Old-time Jamaica
Storytelling, Queen Victoria and Anansi
ANYONE LEAVING the storytelling session at the Bank of Jamaica last Friday afternoon, and walking west to the book launch at the National Gallery, might have experienced déjà vu. Both functions took their audiences back to old-time Jamaica.
The BOJ’s monthly lunch-hour concert, featured Amina Blackwood Meeks, and two other members of her storytelling society — Sister Yahmin (Hazel Williams-Vaz) and Leon South, a St Ann-based storyteller. A young Dominic Wade assisted Sister Yahmin with drumming for some of the stories.
CROWD ENTHRALLED
They kept the 100-plus members of the audience enthralled for the hourlong session, during which there was quite a bit of feedback in the form of laughter, singalong and applause. Whether by design or accident, a common theme ran
theme ran through the stories – the importance of cooperation.
South told a tale of ants in a family who could not inherit their father’s estate from their father until they learnt to work together; Sister Yahmin told of the trouble that befell members of an Ashanti tribe when they failed to listen to their chief; and Blackwood Meeks told one about how the combined efforts of Anansai’s sons saved his life.
LAUNCH OF VICTORIAN JAMAICA
The book Victorian Jamaica, launched at the National Gallery, is a tome of 23 chapters by numerous authors, edited by Wayne Modest and Tim Barringer. Many years in the making, Modest explained that it grew continually as time passed, ending up with 744 pages and over 270 images.
Some of the topics covered, in the context of the Victorian era (Queen Victoria was Queen of Great Britain and Ireland from 1837 to 1901, and empress of India from 1876 to1901), are music; performances; Kumina;
race; class and the politics of dress; the rise of the ‘brown identity’; sanitary reform; the creation of ‘good colonial citizens’; botany; sport and imperial histories.
Eight of the authors spoke at the launch. They were Modest (exhibitions); Tim Barringer (illustrating post-Emancipation activity); Shani Roper (the use of education to create good
citizens); James Robertson (architecture); Julian Cresser (classism, racism, and sexism in sport); Elizabeth Pigou-Dennis (creole architecture); Petrina Dacres (the complex relationship Jamaica had with the Queen); and Rivke Jaffe (about the cholera epidemic on the island).

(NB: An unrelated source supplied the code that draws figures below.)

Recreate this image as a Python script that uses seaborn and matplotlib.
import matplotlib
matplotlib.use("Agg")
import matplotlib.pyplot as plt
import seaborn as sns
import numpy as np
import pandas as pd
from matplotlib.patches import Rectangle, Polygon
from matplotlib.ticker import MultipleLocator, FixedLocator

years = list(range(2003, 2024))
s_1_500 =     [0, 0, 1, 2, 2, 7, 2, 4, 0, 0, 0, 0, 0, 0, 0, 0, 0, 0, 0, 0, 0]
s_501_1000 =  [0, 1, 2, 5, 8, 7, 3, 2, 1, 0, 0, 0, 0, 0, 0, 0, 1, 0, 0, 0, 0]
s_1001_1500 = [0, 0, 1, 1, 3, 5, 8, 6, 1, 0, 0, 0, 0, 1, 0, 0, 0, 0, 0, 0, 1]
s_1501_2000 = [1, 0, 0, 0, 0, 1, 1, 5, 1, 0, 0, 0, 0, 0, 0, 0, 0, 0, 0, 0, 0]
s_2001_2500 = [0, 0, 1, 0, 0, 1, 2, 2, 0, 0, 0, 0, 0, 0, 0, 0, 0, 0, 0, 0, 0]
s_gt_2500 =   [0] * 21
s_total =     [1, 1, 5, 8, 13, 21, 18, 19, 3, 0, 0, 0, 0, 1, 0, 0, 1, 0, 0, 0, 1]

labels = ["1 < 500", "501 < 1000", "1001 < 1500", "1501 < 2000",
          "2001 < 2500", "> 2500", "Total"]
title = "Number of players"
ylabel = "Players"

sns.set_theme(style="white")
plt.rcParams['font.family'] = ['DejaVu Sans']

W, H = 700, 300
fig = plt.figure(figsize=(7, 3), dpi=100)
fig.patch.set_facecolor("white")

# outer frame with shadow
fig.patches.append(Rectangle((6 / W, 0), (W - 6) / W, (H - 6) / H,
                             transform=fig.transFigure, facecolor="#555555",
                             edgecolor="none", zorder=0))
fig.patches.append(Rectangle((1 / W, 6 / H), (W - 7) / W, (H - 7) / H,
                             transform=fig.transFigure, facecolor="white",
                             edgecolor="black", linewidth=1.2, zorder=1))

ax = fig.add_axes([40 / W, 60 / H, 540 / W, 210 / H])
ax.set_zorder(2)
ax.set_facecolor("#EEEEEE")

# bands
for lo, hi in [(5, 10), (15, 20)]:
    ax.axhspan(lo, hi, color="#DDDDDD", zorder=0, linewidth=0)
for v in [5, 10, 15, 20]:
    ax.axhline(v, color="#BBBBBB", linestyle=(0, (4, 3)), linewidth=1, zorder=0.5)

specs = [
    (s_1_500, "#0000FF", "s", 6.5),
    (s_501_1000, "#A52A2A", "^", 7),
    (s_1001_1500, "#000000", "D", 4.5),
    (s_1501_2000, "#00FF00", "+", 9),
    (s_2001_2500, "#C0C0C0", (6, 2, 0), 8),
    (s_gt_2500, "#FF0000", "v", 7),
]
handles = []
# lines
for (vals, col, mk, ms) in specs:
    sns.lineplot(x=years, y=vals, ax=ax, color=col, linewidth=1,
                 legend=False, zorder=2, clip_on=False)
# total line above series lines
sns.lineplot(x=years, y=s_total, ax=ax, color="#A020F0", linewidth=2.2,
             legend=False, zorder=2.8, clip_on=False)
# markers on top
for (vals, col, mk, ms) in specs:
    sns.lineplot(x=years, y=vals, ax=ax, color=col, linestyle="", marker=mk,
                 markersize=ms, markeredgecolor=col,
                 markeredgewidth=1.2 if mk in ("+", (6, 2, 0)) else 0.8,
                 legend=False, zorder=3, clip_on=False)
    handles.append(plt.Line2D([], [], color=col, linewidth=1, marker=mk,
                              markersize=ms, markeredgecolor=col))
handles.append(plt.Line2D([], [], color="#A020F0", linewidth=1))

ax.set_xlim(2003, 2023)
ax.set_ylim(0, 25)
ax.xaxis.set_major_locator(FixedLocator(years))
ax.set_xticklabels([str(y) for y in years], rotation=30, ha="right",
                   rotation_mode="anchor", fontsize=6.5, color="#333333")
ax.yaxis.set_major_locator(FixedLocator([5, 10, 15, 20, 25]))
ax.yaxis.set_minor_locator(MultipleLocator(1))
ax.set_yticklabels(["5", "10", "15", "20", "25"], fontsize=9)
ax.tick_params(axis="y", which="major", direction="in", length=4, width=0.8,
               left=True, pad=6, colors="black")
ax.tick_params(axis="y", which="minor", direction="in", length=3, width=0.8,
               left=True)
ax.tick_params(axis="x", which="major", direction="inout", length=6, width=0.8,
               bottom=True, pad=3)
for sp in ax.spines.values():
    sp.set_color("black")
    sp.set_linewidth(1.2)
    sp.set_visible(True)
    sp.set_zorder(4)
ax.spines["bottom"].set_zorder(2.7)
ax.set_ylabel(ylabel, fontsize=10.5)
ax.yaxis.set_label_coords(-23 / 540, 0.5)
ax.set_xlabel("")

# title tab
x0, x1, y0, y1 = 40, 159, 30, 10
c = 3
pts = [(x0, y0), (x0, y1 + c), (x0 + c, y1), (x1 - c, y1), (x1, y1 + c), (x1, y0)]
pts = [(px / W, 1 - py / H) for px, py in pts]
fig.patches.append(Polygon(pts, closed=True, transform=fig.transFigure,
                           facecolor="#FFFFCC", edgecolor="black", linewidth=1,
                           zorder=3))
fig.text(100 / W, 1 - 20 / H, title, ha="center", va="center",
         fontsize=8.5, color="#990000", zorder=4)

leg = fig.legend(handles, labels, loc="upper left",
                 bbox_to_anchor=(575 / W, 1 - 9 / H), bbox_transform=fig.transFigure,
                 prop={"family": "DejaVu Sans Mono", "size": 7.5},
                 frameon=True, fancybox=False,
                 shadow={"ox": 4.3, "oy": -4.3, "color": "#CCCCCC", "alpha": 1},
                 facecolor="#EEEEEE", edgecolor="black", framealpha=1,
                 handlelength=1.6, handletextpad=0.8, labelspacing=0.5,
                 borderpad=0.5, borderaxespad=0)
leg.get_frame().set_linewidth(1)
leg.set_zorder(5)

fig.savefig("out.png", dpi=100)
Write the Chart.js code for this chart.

Modest noted that a lot of discussion went into choosing the book’s title, as the juxtaposition of the two words of the title was controversial. The title was selected to show Jamaica as a site for “troubling (critiquing) the idea” of the Victorian ethos on the island.
Barringer said that the process of editing the book expanded his idea of the world, and helped him correct his view of the history of the period he was taught, and in fact, that he, himself, taught. Though published in the Art History category, Barringer said, the book is “really a cultural history.”
“You can’t understand Victorian England and Europe without thinking of Jamaica,” he told the audience.
Modest called Victorian Jamaica, “a book for future generations,” and it was clear from the two presentations that for good or ill, both Anansai and Queen Victoria still cast long shadows over Jamaica today.